Mais que isso, o roteiro se aproveita das limitações técnicas (do preto e branco) para expor um mundo que não é bem assim... Que se assusta e surpreende com a honra de um assassino que aluga sua espada a quem pague (e inclusive seu filho, como diz a faixa apregoada ao berço do pequeno Daigoro - "Espada de aluguel, filho de aluguel" - mas existe um contexto histórico aqui, transposto na história já no primeiro volume da série).

Há grande ênfase ao código samurai - o Bushido - e, principalmente o ato final, que enfoca em três personagens com índoles diferentes e, um deles, que se vê além da honra para a concretização de suas missões... E vê seu amadurecimento como personagem, até se deparar com seu destino.

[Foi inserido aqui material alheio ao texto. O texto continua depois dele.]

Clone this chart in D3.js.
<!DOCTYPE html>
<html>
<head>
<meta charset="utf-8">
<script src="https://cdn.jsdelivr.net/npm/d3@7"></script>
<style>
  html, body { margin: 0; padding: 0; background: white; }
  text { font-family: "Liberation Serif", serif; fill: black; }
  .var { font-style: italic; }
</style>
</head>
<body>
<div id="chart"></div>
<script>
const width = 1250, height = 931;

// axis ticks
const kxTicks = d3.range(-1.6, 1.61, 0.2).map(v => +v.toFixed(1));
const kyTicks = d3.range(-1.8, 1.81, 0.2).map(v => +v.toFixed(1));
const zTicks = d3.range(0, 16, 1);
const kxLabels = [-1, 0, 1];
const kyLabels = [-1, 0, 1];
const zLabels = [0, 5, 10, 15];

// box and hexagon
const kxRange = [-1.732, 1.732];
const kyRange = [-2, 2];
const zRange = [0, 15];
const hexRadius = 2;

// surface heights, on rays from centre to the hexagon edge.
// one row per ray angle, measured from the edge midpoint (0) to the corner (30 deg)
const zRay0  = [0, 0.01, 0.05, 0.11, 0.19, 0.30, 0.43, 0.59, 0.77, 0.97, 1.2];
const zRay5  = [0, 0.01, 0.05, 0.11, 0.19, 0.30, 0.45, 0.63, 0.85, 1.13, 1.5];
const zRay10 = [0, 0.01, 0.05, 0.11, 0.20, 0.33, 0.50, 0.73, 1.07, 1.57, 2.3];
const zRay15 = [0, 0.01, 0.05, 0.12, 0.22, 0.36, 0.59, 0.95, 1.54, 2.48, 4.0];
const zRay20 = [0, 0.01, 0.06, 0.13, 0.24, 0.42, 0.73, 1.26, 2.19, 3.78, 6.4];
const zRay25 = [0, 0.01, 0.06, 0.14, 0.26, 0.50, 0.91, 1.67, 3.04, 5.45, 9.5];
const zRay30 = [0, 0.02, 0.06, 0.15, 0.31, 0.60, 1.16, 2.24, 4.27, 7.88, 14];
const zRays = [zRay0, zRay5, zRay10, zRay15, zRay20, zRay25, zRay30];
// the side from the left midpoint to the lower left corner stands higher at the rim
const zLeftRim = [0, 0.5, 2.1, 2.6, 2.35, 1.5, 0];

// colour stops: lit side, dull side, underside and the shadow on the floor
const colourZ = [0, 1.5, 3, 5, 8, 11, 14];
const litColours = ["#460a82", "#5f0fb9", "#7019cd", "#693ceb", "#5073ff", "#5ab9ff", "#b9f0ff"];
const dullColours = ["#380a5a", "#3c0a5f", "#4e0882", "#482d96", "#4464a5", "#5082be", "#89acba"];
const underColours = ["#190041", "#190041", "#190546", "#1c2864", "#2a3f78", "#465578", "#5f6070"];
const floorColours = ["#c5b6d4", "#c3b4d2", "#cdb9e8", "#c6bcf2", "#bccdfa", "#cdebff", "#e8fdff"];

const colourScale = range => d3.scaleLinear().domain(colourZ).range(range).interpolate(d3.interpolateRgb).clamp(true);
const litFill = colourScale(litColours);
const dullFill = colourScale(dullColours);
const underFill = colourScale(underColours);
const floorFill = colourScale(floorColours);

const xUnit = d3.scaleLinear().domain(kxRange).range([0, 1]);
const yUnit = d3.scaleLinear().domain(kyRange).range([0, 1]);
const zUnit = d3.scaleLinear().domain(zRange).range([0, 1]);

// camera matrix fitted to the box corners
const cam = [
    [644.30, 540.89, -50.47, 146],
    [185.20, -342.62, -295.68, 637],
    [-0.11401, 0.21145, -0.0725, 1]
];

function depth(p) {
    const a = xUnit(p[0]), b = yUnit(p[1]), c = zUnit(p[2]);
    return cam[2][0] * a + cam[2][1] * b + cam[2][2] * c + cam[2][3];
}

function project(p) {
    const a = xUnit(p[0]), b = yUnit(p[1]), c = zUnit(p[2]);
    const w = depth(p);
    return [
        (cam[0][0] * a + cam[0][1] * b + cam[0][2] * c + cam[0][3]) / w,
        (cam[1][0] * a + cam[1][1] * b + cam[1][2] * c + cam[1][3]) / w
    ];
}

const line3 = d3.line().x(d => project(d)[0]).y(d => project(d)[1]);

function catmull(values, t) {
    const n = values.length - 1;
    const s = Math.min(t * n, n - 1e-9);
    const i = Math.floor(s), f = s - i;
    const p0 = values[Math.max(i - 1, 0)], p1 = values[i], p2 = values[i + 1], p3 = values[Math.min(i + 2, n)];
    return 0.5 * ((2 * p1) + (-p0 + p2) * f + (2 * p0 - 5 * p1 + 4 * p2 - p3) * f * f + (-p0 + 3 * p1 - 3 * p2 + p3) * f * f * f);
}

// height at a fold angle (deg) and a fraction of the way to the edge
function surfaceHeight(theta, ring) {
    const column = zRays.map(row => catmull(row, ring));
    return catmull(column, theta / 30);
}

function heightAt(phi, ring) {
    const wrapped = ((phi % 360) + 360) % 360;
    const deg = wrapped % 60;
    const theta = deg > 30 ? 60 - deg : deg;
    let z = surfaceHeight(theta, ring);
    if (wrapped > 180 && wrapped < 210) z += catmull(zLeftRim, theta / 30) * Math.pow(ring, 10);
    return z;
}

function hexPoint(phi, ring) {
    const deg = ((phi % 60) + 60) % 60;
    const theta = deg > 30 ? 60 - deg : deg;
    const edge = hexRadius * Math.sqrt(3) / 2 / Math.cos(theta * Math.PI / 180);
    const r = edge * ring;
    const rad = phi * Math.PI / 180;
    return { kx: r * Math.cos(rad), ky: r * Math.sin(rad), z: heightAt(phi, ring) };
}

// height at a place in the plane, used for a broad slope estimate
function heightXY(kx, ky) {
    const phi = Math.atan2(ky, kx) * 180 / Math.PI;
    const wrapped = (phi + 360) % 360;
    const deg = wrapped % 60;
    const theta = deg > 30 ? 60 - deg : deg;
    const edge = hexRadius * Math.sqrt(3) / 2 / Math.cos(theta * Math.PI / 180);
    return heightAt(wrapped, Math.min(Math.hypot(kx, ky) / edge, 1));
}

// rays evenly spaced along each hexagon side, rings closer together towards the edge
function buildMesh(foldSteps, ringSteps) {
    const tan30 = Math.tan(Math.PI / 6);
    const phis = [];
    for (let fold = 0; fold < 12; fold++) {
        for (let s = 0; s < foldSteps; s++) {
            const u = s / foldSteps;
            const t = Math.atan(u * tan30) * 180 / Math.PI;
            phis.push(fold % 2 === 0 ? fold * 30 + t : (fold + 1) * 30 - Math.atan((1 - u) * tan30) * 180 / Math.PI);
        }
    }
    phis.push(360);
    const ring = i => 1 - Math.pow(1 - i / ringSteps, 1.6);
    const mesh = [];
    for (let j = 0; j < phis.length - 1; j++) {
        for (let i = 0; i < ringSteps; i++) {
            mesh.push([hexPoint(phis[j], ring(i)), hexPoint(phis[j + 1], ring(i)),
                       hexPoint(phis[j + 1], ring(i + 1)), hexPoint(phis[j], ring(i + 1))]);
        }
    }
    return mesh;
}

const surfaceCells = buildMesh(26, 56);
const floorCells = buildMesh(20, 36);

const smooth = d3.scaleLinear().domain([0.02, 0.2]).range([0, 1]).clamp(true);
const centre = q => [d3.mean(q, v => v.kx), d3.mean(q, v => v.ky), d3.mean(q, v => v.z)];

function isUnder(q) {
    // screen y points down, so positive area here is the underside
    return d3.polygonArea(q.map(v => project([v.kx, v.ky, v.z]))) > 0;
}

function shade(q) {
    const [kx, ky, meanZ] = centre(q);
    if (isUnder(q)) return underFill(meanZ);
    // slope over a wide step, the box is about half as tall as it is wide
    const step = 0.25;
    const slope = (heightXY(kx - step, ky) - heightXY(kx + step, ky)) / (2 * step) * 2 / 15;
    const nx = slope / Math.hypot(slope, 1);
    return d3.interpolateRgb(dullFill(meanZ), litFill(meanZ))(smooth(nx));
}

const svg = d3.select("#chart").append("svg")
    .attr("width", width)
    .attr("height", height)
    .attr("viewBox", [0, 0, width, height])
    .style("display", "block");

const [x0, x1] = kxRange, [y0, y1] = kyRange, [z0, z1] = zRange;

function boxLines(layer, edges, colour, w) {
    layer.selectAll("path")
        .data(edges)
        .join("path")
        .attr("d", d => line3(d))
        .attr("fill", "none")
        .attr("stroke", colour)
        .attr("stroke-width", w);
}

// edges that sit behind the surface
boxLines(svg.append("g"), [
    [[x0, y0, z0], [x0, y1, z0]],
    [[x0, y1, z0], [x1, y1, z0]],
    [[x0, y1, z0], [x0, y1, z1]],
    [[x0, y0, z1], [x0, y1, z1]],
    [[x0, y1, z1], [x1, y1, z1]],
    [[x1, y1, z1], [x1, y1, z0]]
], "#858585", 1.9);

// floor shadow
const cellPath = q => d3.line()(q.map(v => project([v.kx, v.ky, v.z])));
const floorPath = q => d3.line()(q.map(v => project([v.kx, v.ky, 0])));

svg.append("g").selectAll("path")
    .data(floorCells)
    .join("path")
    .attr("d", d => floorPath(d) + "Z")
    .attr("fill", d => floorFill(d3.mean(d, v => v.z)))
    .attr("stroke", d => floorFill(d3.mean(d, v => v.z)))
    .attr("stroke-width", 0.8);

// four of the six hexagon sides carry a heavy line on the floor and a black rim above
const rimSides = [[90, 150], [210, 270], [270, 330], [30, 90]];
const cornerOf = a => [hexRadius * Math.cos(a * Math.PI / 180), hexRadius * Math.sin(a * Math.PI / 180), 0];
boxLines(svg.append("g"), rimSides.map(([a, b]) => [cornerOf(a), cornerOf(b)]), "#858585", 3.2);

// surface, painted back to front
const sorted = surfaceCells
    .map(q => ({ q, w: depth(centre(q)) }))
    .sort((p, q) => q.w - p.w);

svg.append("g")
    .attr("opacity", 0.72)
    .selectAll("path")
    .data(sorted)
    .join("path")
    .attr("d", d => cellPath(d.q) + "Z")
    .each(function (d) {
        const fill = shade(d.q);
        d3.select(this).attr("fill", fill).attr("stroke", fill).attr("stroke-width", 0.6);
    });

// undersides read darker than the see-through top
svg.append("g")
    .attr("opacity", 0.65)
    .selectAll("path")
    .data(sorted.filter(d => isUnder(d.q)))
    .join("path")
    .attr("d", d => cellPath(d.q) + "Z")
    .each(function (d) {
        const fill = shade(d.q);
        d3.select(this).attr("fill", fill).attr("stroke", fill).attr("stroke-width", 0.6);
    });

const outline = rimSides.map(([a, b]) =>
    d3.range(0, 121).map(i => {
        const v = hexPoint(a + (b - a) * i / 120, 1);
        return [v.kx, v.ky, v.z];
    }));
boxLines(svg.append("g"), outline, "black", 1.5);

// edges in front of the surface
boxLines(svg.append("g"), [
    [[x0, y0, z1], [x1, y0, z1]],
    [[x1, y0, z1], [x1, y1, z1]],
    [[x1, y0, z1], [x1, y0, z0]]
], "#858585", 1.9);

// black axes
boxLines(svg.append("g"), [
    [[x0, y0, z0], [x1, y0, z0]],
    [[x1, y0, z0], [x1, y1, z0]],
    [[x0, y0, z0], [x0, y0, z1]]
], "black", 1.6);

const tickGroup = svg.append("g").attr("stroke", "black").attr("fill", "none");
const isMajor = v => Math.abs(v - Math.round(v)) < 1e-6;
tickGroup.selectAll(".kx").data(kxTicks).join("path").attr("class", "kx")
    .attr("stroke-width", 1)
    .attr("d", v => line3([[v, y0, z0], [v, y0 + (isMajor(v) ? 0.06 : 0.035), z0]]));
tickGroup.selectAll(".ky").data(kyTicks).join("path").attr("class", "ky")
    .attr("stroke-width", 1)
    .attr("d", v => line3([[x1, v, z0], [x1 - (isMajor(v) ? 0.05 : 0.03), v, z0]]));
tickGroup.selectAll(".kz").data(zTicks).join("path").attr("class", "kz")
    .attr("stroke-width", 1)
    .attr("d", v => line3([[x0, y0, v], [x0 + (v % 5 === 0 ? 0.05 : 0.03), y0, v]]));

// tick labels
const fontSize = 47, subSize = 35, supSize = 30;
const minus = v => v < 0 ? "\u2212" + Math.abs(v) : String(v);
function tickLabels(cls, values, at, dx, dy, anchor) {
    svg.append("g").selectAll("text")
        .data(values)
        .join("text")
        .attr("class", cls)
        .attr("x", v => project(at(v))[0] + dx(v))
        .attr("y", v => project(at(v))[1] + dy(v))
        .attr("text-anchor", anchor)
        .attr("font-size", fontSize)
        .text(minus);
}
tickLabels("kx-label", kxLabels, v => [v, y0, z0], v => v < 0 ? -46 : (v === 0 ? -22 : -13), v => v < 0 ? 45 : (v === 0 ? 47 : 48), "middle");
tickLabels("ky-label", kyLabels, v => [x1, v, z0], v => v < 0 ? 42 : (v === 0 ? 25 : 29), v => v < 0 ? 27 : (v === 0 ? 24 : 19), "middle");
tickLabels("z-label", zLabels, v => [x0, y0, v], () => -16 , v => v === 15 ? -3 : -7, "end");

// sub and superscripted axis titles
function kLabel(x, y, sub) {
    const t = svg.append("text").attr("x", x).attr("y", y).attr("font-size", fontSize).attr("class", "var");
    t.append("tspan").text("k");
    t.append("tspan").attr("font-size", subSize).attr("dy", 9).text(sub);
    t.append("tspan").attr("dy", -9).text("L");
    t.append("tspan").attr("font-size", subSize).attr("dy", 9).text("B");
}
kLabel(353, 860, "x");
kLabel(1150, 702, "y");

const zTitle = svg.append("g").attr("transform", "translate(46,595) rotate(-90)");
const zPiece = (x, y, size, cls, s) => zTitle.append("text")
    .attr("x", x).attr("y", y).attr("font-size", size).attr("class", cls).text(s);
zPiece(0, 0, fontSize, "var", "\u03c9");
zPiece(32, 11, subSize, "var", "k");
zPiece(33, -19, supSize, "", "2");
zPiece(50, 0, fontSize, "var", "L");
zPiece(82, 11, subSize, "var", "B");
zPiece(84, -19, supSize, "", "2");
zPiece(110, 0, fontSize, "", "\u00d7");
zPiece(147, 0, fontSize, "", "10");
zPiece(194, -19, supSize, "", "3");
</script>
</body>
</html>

Apesar das diversas tentativas de publicar a obra no Brasil, foi só na última década que ela saiu por aqui na íntegra, e, com boa qualidade e tradução... Mas confesso que se um dia sair em capa dura, até devo voltar a acompanhar a trajetória de Itto Ogami novamente (até para durar mais tempo, a capa mole com o papel jornal da publicação - típicas do quadrinho japonês, ou mangá - não são exatamente o melhor material em termos de conservação).
Não sou sumidade no assunto, particularmente não consigo gostar de quadrinhos orientais (até li Akira, ao que achei o desenvolvimento sofrível da metade para o final, e tentei ler algumas das outras séries mais famosas como Dragon Ball), mas Lobo Solitário é um caso isento de qualquer outra prerrogativa.
É uma longa jornada pela vida, com todo tipo de atribulação, mas que a convicção de Itto o mantém firme em sua busca, e seu intento. É algo bastante palpável e de fácil empatia com qualquer leitor do mundo (afinal, viver em meio a atribulações não é exclusividade japonesa ou brasileira).

E é justamente por isso que é uma obra prima.